Ashtavinayak: A tour of eight abodes of Lord Ganesha
| Last Updated: September 29, 2014
The Ashtavinayaka pilgrimage covers eight ancient holy temples of Lord Ganesha which are situated around Pune.
The elephant-headed Lord Ganesha holds special significance for Hindus especially in Maharashtra.
The Ashtavinayak Yatra or pilgrimage to eight Ganesha temples in Maharashtra is considered very important. Religious rules govern the way the pilgrimage has to be undertaken. The yatra begins and ends at Morgaon near Pune. The yatra should be completed in one go. Though stops or breaks are allowed, pilgrims are forbidden from returning home without completing the pilgrimage. The entire journey clocks a distance of 654 km.
Mayureshwar Mandir: Also known as Moreshwar temple, it is situated 65 km from Pune on the banks of Karha River in the village Morgaon. The deity is three-eyed, seated with his trunk turned towards the left (direction of success). The deity is flanked by idols of Siddhi and Buddhi, consorts of the Lord.
Siddhivinayak Temple: Shree Siddhivinayak’s Temple is situated in the village of Siddhatek, 100 km from Pune. The sanctum was built by Maharani Ahilyabai Holkar of Indore. The Ganesh idol of Shree Siddhivinayak is placed in brass frame. In the sanctum, you can find a Shiva-panchayatana and a shrine to Goddess Shivai.
Ballaleshwar Temple: Situated in Pali village in Raigad district about 120 km from Pune, the temple is also famous by the name Ballal.
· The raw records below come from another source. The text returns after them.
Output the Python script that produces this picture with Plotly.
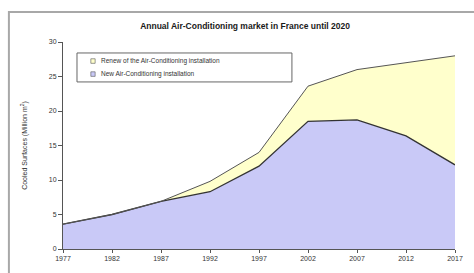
import plotly.graph_objects as go

years = ["1977", "1982", "1987", "1992", "1997", "2002", "2007", "2012", "2017"]
new_install = [3.6, 5.0, 6.9, 8.3, 12.0, 18.5, 18.7, 16.4, 12.2]
total_market = [3.6, 5.0, 6.9, 9.8, 14.0, 23.6, 26.0, 27.0, 28.0]
y_ticks = [0, 5, 10, 15, 20, 25, 30]
legend_labels = ["Renew of the Air-Conditioning installation",
                 "New Air-Conditioning installation"]

blue_fill = "#c9c9f7"
yellow_fill = "#ffffcc"

fig = go.Figure()
fig.add_trace(go.Scatter(
    x=years, y=new_install, mode="lines", fill="tozeroy",
    fillcolor=blue_fill, line=dict(color="#333333", width=1.3),
    name=legend_labels[1], showlegend=False))
fig.add_trace(go.Scatter(
    x=years, y=total_market, mode="lines", fill="tonexty",
    fillcolor=yellow_fill, line=dict(color="#555555", width=1),
    name=legend_labels[0], showlegend=False))

font = "Liberation Sans, Arial, sans-serif"
fig.update_layout(
    width=474, height=273,
    margin=dict(l=63, r=19, t=42, b=24),
    paper_bgcolor="white", plot_bgcolor="white",
    font=dict(family=font, size=7, color="#333333"),
    title=dict(text="<b>Annual Air-Conditioning market in France until 2020</b>",
               x=0.517, xanchor="center", y=0.905, yanchor="middle",
               font=dict(size=8.5, color="#1a1a1a", family=font)),
    showlegend=False,
    xaxis=dict(type="category", range=[0, 8], showgrid=False,
               showline=True, linecolor="#555555", linewidth=1,
               ticks="outside", ticklen=3, tickcolor="#555555",
               tickfont=dict(size=7, color="#333333"), zeroline=False),
    yaxis=dict(range=[0, 30], tickvals=y_ticks, showgrid=False,
               showline=True, linecolor="#555555", linewidth=1,
               ticks="outside", ticklen=4, tickcolor="#555555",
               tickfont=dict(size=7, color="#333333"), zeroline=False,
               title=dict(text="Cooled Surfaces (Million m<sup>2</sup>)",
                          font=dict(size=7, color="#333333"), standoff=20)),
)

# outer chart frame
fig.add_shape(type="rect", xref="paper", yref="paper",
              x0=-0.138, y0=-0.2, x1=1.2, y1=1.145,
              line=dict(color="#a8a8a8", width=2), fillcolor="rgba(0,0,0,0)",
              layer="below")

# legend box (drawn manually to match the compact row spacing)
fig.add_shape(type="rect", xref="paper", yref="paper",
              x0=0.0357, y0=0.807, x1=0.584, y1=0.947,
              line=dict(color="#666666", width=1), fillcolor="white")
legend_fills = [yellow_fill, blue_fill]
legend_rows = [0.908, 0.845]
for label, fc, yc in zip(legend_labels, legend_fills, legend_rows):
    fig.add_shape(type="rect", xref="paper", yref="paper",
                  x0=0.071, x1=0.082, y0=yc - 0.011, y1=yc + 0.011,
                  line=dict(color="#555555", width=0.6), fillcolor=fc)
    fig.add_annotation(text=label, xref="paper", yref="paper",
                       x=0.092, y=yc, xanchor="left", yanchor="middle",
                       showarrow=False,
                       font=dict(size=6.5, color="#333333", family=font))

fig.write_html("out.html", config={"displayModeBar": False},
               post_script="document.body.style.margin='0px';")
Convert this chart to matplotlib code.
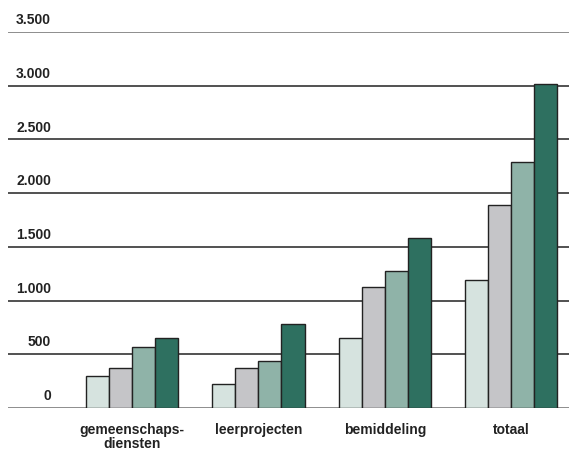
import matplotlib.pyplot as plt
import numpy as np

plt.rcParams['font.family'] = ['Liberation Sans', 'DejaVu Sans']

# categories and the four series (one per bar colour)
categories = ['gemeenschaps-\ndiensten', 'leerprojecten', 'bemiddeling', 'totaal']
serie1 = [298, 223, 655, 1192]
serie2 = [372, 372, 1130, 1890]
serie3 = [568, 438, 1273, 2290]
serie4 = [652, 782, 1586, 3020]
yticks = [0, 500, 1000, 1500, 2000, 2500, 3000, 3500]
ylabels = ['0', '500', '1.000', '1.500', '2.000', '2.500', '3.000', '3.500']

colors = ['#d6e3df', '#c5c5c8', '#8fb3a8', '#2e7060']

fig = plt.figure(figsize=(5.69, 4.53), dpi=100)
ax = fig.add_axes([8 / 569, 45 / 453, 561 / 569, 376 / 453])

x = np.arange(len(categories))
w = 0.182
for i, vals in enumerate([serie1, serie2, serie3, serie4]):
    ax.bar(x + (i - 1.5) * w, vals, width=w, color=colors[i],
           edgecolor='#222222', linewidth=1.0, zorder=3)

# gridlines with labels sitting above them (outer lines lighter)
for t, lab in zip(yticks, ylabels):
    c = '#7a7a7a' if t in (0, 3500) else '#333333'
    ax.axhline(t, color=c, linewidth=1.2, zorder=1)
    ax.text(43 / 561, t + 45, lab, transform=ax.get_yaxis_transform(),
            fontsize=10, fontweight='bold', color='#222222',
            ha='right', va='bottom')

ax.set_xlim(-0.98, 3.455)
ax.set_ylim(0, 3500)
ax.set_xticks(x)
ax.set_xticklabels(categories, fontsize=10, fontweight='bold', color='#222222',
                   linespacing=0.95)
ax.tick_params(axis='x', length=0, pad=11)
ax.set_yticks([])
for s in ax.spines.values():
    s.set_visible(False)

fig.savefig('out.png', dpi=100)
It is believed that Ganesh appeared in front of his devotee named Ballal in the form of a Brahman. Shri Ballaleshwar is the only incarnation of Lord Ganesha which is known by a devotee’s name.
Varadvinayak Temple: It is situated in Mahad village in Raigad, 146 km from Pune. The idol faces east and has his trunk turned to the left. The idol was found in the lake adjoining the temple and hence; displays a weathered look. It is believed that wishes come true if prayers are offered at the village. An oil lamp, called Nandadeep, is believed to have been burning since 1892.
Chintamani Temple: Known to be one of the larger and more famous of the eight revered shrines, the temple is situated in the village of Theur, 25 km from Pune. The hall has a black stone water fountain in it. Beside the central shrine dedicated to Ganesha, there are three smaller shrines in the temple complex dedicated to Shiva, Vishnu-Lakshmi and Hanuman. Lord Ganesha is worshipped by the name ‘Chintamani’ in this temple as it is believed he provides deliverance from worries.
Girijatmaj Temple: The temple is situated within the Buddhist caves on a mountain, which are also called – Ganesh Caves. Situated 97 km from Pune, you have to climb 307 steps to reach the temple. The entire temple is carved out of single stone and faces south. The idol here is not a separate idol but has been carved on a stone wall of the cave, from which only one eye of the idol can be seen. ‘Girijatmaj’ literally means Ganesha the son of Girija (Goddess Parvati).
Vighnahar Temple: It is situated on the banks of Kukadi River, 95 km away from Pune just off the Pune-Nashik Highway, in the town of Ozhar. The temple is enclosed on all sides by high stone walls, and its pinnacle is made of gold. The idol faces the east and has its trunk towards the left. Riddhi and Siddhi flank the idol of Ganesha.
Mahaganpati Temple: Situated in the village of Ranjhan, a short distance from Pune, the Maha Ganpati at Ranjhan is the most powerful representation of Lord Ganesha. It is believed that after invoking this form of Ganpati, Shiva vanquished the demon Tripurasur. The idol has ten trunks and twenty hands.